What needs to be done:
Starting at the top of the listing, extract every line up to and including the one with "var wagnerY = [5.8e-16, 1.05e-18];". Pictures stay out of the copy.

::: Dataset excerpt :::

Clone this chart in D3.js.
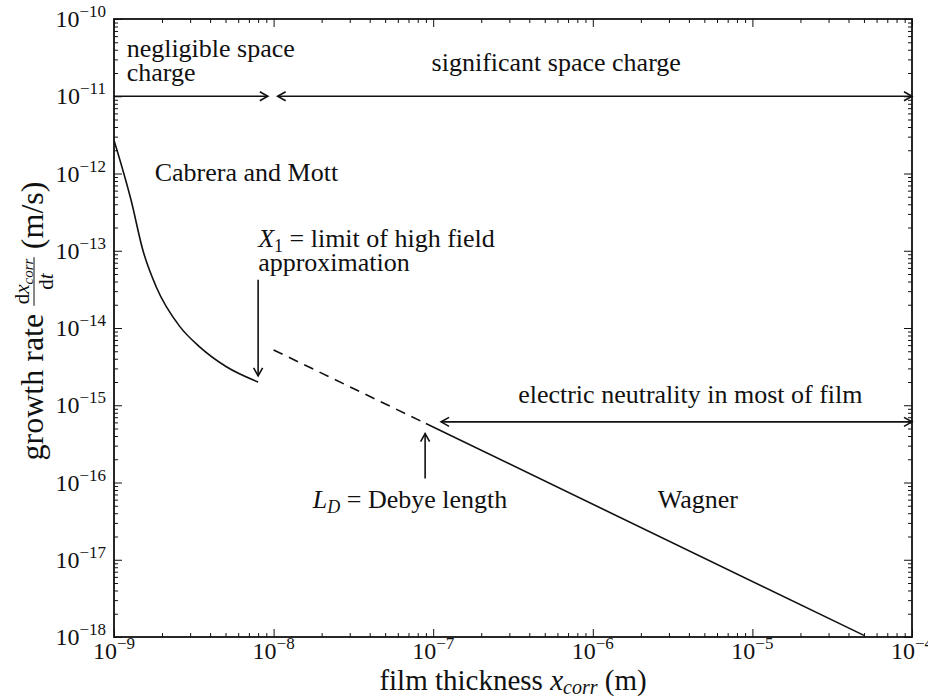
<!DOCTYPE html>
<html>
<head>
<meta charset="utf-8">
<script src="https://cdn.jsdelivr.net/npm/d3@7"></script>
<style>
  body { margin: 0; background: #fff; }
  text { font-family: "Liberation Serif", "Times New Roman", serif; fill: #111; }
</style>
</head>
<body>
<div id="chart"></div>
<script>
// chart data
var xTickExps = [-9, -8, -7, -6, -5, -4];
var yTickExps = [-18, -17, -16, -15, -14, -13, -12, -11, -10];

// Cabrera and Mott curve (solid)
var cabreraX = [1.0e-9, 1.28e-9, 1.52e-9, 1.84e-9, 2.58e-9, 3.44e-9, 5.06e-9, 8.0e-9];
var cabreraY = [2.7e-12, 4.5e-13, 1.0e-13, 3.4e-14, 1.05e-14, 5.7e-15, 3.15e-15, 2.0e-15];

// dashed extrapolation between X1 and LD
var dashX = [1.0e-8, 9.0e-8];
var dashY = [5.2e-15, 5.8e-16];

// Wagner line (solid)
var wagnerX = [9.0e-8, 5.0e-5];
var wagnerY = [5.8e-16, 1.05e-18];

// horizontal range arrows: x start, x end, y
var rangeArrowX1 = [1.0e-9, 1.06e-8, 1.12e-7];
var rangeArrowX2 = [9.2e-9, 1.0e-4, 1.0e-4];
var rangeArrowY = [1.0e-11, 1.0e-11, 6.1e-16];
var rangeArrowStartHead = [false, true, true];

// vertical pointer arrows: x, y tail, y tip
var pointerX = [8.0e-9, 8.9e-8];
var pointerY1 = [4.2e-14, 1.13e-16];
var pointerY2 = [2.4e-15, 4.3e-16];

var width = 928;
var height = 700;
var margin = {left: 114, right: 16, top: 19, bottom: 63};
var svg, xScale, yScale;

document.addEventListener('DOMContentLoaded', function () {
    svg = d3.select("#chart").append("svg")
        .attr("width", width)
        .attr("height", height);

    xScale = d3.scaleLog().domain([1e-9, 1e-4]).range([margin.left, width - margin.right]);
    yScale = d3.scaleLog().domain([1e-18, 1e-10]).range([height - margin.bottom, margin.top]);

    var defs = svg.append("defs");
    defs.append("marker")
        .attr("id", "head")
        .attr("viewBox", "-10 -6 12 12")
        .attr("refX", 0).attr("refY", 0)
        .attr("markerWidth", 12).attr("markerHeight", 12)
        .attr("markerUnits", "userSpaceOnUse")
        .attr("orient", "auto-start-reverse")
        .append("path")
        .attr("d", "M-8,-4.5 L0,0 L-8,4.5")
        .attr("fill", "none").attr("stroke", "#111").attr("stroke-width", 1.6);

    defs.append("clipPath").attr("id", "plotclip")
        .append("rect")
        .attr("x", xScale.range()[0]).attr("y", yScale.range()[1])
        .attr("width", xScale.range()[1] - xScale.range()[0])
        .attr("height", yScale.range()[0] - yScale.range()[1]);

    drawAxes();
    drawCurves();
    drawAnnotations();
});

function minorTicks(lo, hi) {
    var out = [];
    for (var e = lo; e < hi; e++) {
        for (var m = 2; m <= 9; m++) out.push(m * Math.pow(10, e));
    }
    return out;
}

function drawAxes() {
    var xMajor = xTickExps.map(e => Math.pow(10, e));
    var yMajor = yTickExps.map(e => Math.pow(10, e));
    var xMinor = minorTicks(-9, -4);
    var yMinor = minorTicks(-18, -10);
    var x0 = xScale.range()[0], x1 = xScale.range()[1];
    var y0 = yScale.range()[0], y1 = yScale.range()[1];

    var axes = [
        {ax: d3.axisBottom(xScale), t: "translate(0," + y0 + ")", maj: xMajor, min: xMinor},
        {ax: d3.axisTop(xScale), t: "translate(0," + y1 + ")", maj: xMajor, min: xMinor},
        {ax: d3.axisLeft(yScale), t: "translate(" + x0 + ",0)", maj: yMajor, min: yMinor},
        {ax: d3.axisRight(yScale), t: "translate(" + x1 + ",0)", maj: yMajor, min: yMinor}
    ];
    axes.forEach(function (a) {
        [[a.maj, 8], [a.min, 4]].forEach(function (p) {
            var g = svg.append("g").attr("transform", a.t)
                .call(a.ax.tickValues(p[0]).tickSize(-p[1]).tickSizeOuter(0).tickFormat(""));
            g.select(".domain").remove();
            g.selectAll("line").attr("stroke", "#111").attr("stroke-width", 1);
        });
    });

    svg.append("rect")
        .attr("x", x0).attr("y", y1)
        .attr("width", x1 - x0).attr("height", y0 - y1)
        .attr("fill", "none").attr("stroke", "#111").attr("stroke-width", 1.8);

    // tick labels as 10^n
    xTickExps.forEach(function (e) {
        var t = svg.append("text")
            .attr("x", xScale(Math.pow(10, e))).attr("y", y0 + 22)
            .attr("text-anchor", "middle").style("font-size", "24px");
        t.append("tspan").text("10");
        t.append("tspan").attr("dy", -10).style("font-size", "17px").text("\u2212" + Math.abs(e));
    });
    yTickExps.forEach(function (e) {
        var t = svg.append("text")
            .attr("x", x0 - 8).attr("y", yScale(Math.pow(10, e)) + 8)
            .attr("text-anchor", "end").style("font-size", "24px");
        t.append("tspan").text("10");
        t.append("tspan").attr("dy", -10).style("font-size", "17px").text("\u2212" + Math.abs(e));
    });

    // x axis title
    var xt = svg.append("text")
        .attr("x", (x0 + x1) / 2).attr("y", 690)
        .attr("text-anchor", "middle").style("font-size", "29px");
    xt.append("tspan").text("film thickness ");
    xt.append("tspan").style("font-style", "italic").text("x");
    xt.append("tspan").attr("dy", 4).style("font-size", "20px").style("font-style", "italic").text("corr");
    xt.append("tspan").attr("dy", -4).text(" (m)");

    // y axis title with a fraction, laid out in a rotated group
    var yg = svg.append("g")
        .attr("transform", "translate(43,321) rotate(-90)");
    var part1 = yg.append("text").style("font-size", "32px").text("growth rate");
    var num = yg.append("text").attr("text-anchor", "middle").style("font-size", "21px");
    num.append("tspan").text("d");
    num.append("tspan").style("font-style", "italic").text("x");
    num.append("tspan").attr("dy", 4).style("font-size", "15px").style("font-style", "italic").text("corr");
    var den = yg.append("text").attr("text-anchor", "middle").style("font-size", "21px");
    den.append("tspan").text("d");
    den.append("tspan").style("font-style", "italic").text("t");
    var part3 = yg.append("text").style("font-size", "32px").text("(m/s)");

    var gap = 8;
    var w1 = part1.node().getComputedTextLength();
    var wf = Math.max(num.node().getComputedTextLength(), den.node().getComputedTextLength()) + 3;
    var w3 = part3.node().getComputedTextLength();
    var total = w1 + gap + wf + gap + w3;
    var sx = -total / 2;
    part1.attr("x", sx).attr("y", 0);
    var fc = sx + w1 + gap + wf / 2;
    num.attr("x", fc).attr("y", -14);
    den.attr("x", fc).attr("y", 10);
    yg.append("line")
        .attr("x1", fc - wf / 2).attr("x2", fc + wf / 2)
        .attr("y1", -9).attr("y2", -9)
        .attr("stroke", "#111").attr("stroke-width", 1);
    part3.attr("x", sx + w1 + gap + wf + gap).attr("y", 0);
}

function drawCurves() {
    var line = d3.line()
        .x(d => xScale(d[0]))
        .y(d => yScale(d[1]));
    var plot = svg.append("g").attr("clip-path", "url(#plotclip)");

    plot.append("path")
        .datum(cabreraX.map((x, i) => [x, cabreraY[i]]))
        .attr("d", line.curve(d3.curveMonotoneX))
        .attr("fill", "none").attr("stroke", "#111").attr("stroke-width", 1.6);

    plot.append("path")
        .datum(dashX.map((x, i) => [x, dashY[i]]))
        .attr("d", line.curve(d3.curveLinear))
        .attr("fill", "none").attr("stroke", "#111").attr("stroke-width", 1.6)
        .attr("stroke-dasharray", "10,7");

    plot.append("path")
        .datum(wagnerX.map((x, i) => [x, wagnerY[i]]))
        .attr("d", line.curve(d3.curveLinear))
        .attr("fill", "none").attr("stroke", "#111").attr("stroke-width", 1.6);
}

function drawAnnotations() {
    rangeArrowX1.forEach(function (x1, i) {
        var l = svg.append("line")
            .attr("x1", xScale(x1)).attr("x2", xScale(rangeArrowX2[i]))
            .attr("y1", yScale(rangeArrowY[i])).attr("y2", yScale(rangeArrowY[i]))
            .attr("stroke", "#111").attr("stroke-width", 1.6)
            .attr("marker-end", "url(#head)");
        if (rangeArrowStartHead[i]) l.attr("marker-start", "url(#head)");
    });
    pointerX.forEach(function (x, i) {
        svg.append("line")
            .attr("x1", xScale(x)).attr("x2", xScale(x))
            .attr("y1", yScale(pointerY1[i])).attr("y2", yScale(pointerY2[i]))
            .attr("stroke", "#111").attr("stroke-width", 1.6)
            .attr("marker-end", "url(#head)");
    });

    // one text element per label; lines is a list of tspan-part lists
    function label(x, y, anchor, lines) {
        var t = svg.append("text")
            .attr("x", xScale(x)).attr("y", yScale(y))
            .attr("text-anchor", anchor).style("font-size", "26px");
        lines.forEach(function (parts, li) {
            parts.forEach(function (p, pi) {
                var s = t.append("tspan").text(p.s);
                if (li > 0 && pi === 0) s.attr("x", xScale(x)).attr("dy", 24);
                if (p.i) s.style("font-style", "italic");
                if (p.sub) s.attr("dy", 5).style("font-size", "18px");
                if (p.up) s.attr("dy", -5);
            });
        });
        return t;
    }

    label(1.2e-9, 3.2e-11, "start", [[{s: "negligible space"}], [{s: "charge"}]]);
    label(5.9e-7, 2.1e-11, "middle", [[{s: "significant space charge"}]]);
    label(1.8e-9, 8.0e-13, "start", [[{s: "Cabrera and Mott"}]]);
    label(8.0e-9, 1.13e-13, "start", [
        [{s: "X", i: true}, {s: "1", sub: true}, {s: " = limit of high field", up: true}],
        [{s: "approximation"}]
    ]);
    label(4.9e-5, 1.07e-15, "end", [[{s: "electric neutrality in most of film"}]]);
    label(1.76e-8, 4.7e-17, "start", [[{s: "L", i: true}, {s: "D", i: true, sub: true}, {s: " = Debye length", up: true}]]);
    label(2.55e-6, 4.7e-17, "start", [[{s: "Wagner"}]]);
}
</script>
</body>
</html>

:::

Worked solution:
Clone this chart in D3.js.
<!DOCTYPE html>
<html>
<head>
<meta charset="utf-8">
<script src="https://cdn.jsdelivr.net/npm/d3@7"></script>
<style>
  body { margin: 0; background: #fff; }
  text { font-family: "Liberation Serif", "Times New Roman", serif; fill: #111; }
</style>
</head>
<body>
<div id="chart"></div>
<script>
// chart data
var xTickExps = [-9, -8, -7, -6, -5, -4];
var yTickExps = [-18, -17, -16, -15, -14, -13, -12, -11, -10];

// Cabrera and Mott curve (solid)
var cabreraX = [1.0e-9, 1.28e-9, 1.52e-9, 1.84e-9, 2.58e-9, 3.44e-9, 5.06e-9, 8.0e-9];
var cabreraY = [2.7e-12, 4.5e-13, 1.0e-13, 3.4e-14, 1.05e-14, 5.7e-15, 3.15e-15, 2.0e-15];

// dashed extrapolation between X1 and LD
var dashX = [1.0e-8, 9.0e-8];
var dashY = [5.2e-15, 5.8e-16];

// Wagner line (solid)
var wagnerX = [9.0e-8, 5.0e-5];
var wagnerY = [5.8e-16, 1.05e-18];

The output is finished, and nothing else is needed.